At what temperature will the mean kinetic energy of ${O_2}$ be the same for ${H_2}$ molecules at $ - {73^0}C$?
A. $ - {173^0}C$
B. $ - {73^0}C$
C. ${2927^0}C$
D. ${527^0}C$

Answer 1

Hint:This problem is solved by the help of law of equipartition of energy and the degree of freedom. So, students should have a clear-cut idea about the topic. Degree of freedom is the number of independent variables required to fully understand the motion of a body.

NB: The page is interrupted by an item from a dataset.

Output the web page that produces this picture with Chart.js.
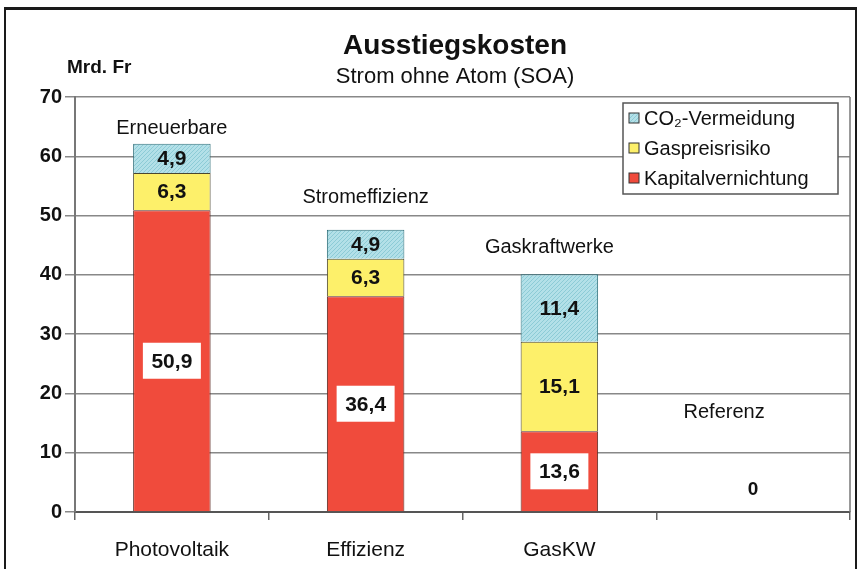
<!DOCTYPE html>
<html><head><meta charset="utf-8">
<script src="https://cdn.jsdelivr.net/npm/chart.js@4/dist/chart.umd.min.js"></script>
<style>
html,body{margin:0;padding:0;background:#fff;}
#wrap{position:relative;width:864px;height:569px;overflow:hidden;}
#frame{position:absolute;left:4px;top:7px;width:853px;height:600px;border:2px solid #1a1a1a;border-top-width:3px;box-sizing:border-box;}
canvas{position:absolute;left:0;top:0;}
</style></head>
<body><div id="wrap"><div id="frame"></div><canvas id="c" width="864" height="569"></canvas></div>
<script>
const categories = ["Photovoltaik", "Effizienz", "GasKW", ""];
const groupLabels = ["Erneuerbare", "Stromeffizienz", "Gaskraftwerke", "Referenz"];
const groupLabelLevels = [64.7, 53, 44.7, 16.8];
const kapitalvernichtung = [50.9, 36.4, 13.6, 0];
const gaspreisrisiko = [6.3, 6.3, 15.1, 0];
const co2Vermeidung = [4.9, 4.9, 11.4, 0];
const yTicks = [0, 10, 20, 30, 40, 50, 60, 70];

const FONT = "'Liberation Sans', Arial, sans-serif";

function hatch() {
  const p = document.createElement('canvas');
  p.width = 4; p.height = 4;
  const g = p.getContext('2d');
  g.fillStyle = '#b3e0e8'; g.fillRect(0,0,4,4);
  g.strokeStyle = '#8ccbd6'; g.lineWidth = 1;
  g.beginPath(); g.moveTo(0,4); g.lineTo(4,0); g.stroke();
  return g.createPattern(p, 'repeat');
}
const ctx = document.getElementById('c').getContext('2d');

const fmt = v => v.toFixed(1).replace('.', ',');

const overlay = {
  id: 'overlay',
  afterDatasetsDraw(chart) {
    const c = chart.ctx, ca = chart.chartArea, xs = chart.scales.x, ys = chart.scales.y;
    c.save();
    // right border
    c.strokeStyle = '#777'; c.lineWidth = 1.5;
    c.beginPath(); c.moveTo(ca.right, ca.top); c.lineTo(ca.right, ca.bottom); c.stroke();
    // data labels
    c.textAlign = 'center'; c.textBaseline = 'middle';
    c.font = "bold 21px " + FONT;
    chart.data.datasets.forEach((ds, di) => {
      const meta = chart.getDatasetMeta(di);
      meta.data.forEach((el, i) => {
        const v = ds.data[i];
        if (!v) return;
        const yc = (el.y + el.base) / 2;
        if (di === 0) {
          c.fillStyle = '#fff';
          c.fillRect(el.x - 29, yc - 18, 58, 36);
        }
        c.fillStyle = '#111';
        c.fillText(fmt(v), el.x, yc + 1);
      });
    });
    // zero label and group labels
    categories.forEach((cat, i) => {
      const total = kapitalvernichtung[i] + gaspreisrisiko[i] + co2Vermeidung[i];
      const x = xs.getPixelForValue(i);
      if (total === 0) {
        c.font = "bold 19px " + FONT; c.fillStyle = '#111';
        c.fillText('0', x, ys.getPixelForValue(0) - 22);
      }
      c.font = "20px " + FONT; c.fillStyle = '#111';
      const dx = i === 3 ? -29 : (i === 2 ? -10 : 0);
      c.fillText(groupLabels[i], x + dx, ys.getPixelForValue(groupLabelLevels[i]));
    });
    // titles
    c.font = "bold 28px " + FONT;
    c.fillText('Ausstiegskosten', 455, 46);
    c.font = "22px " + FONT;
    c.fillText('Strom ohne Atom (SOA)', 455, 77);
    c.font = "bold 19px " + FONT;
    c.textAlign = 'left';
    c.fillText('Mrd. Fr', 67, 68);
    // legend
    const lx = ca.right - 227, ly = ca.top + 6, lw = 215, lh = 91;
    c.fillStyle = '#fff'; c.fillRect(lx, ly, lw, lh);
    c.strokeStyle = '#555'; c.lineWidth = 1.5; c.strokeRect(lx, ly, lw, lh);
    const order = [2, 1, 0];
    order.forEach((di, k) => {
      const ds = chart.data.datasets[di];
      const yy = ly + 15 + k * 30;
      c.fillStyle = ds.backgroundColor; c.fillRect(lx + 6, yy - 5, 10, 10);
      c.strokeStyle = '#333'; c.lineWidth = 1; c.strokeRect(lx + 6, yy - 5, 10, 10);
      c.fillStyle = '#111'; c.font = "20px " + FONT; c.textBaseline = 'middle';
      c.fillText(ds.label, lx + 21, yy + 1);
    });
    c.restore();
  }
};

new Chart(ctx, {
  type: 'bar',
  data: {
    labels: categories,
    datasets: [
      { label: 'Kapitalvernichtung', data: kapitalvernichtung, backgroundColor: '#f04b3c', borderColor: '#5a2a22', borderWidth: 1 },
      { label: 'Gaspreisrisiko', data: gaspreisrisiko, backgroundColor: '#fdf06a', borderColor: '#4a4530', borderWidth: 1 },
      { label: 'CO₂-Vermeidung', data: co2Vermeidung, backgroundColor: hatch(), borderColor: '#2f6f7a', borderWidth: 1 }
    ]
  },
  options: {
    responsive: false, animation: false,
    layout: { padding: { left: 0, right: 14, top: 97, bottom: 0 } },
    datasets: { bar: { barPercentage: 0.8, categoryPercentage: 0.5 } },
    plugins: { legend: { display: false }, tooltip: { enabled: false }, title: { display: false } },
    scales: {
      x: {
        stacked: true,
        grid: { offset: true, drawOnChartArea: false, tickLength: 8, color: '#666', lineWidth: 1.5 },
        border: { color: '#555', width: 2 },
        ticks: { padding: 18, color: '#111', font: { family: FONT, size: 21 } },
        afterFit(s) { s.height = 57; }
      },
      y: {
        stacked: true, min: 0, max: 70,
        afterBuildTicks(s) { s.ticks = yTicks.map(v => ({ value: v })); },
        grid: { color: '#888', lineWidth: 1.5, tickLength: 10 },
        border: { color: '#777', width: 2 },
        ticks: { padding: 3, color: '#111', font: { family: FONT, size: 20, weight: 'bold' } },
        afterFit(s) { s.width = 75; }
      }
    }
  },
  plugins: [overlay]
});
</script>
</body></html>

Complete step by step answer:
The number of degrees of freedom of a gas is given by $f = 3N - K$ where, $N$ = number of atoms in the molecule and, $K$ = number of independent relations between atoms of a molecule. Law of equipartition of energy states that for a system in thermodynamic equilibrium, the energy per particle per degree of freedom is equal to $\dfrac{1}{2}{\text{ kT}}$ .

In the question it is asked what temperature will mean kinetic energy of oxygen is the same for the hydrogen molecules at $ - {73^0}C$.From the law of equipartition of energy we have,kinetic energy per molecule per degree of freedom is equal to $\dfrac{1}{2}{\text{ kT}}$. Therefore, kinetic energy per molecule per ‘f’ degree of freedom is equal to $\dfrac{f}{2}{\text{ kT}}$.

As the ${H_2}$ is a diatomic gas it has 5 degrees of freedom similarly the ${O_2}$ is also a diatomic gas it also has 5 degrees of freedom.Therefore, Kinetic energy per molecule per degree of freedom for ${H_2}$ is equal to $\dfrac{5}{2}{\text{ kT}}$. Kinetic energy per molecule per degree of freedom for ${O_2}$ is equal to $\dfrac{5}{2}{\text{ kT}}$. And let the temperature of hydrogen be ${T_1}$ and oxygen be ${T_2}$.
$K{E_{{H_2}}} = K{E_{{O_2}}}$
Therefore,
$\dfrac{5}{2}{\text{ k}}{{\text{T}}_1} = \dfrac{5}{2}{\text{ k}}{{\text{T}}_2}$
Further simplifying, we get
${T_1} = {T_2}$
As the temperature $\left( {{T_2}} \right)$ of ${O_2}$ is equal to $ - {73^0}C$ then the temperature $\left( {{T_1}} \right)$ of the ${H_2}$ is also equal to $ - {73^0}C$ as ${T_1} = {T_2}$ .

Hence, the correct answer is option B.

Note:From the above relation we conclude that the kinetic energy of oxygen and hydrogen molecules only depend on temperature so if the temperature of the molecules is equal then the kinetic energy is also equal or vice versa. Students should know the degrees of freedom of mono, di and tri atomic particles are 3, 5 and 6 respectively. In the Law of equipartition of energy These points require attention that is Thermodynamic system, Degree of freedom and k (Boltzmann constant). The law depends on these factors.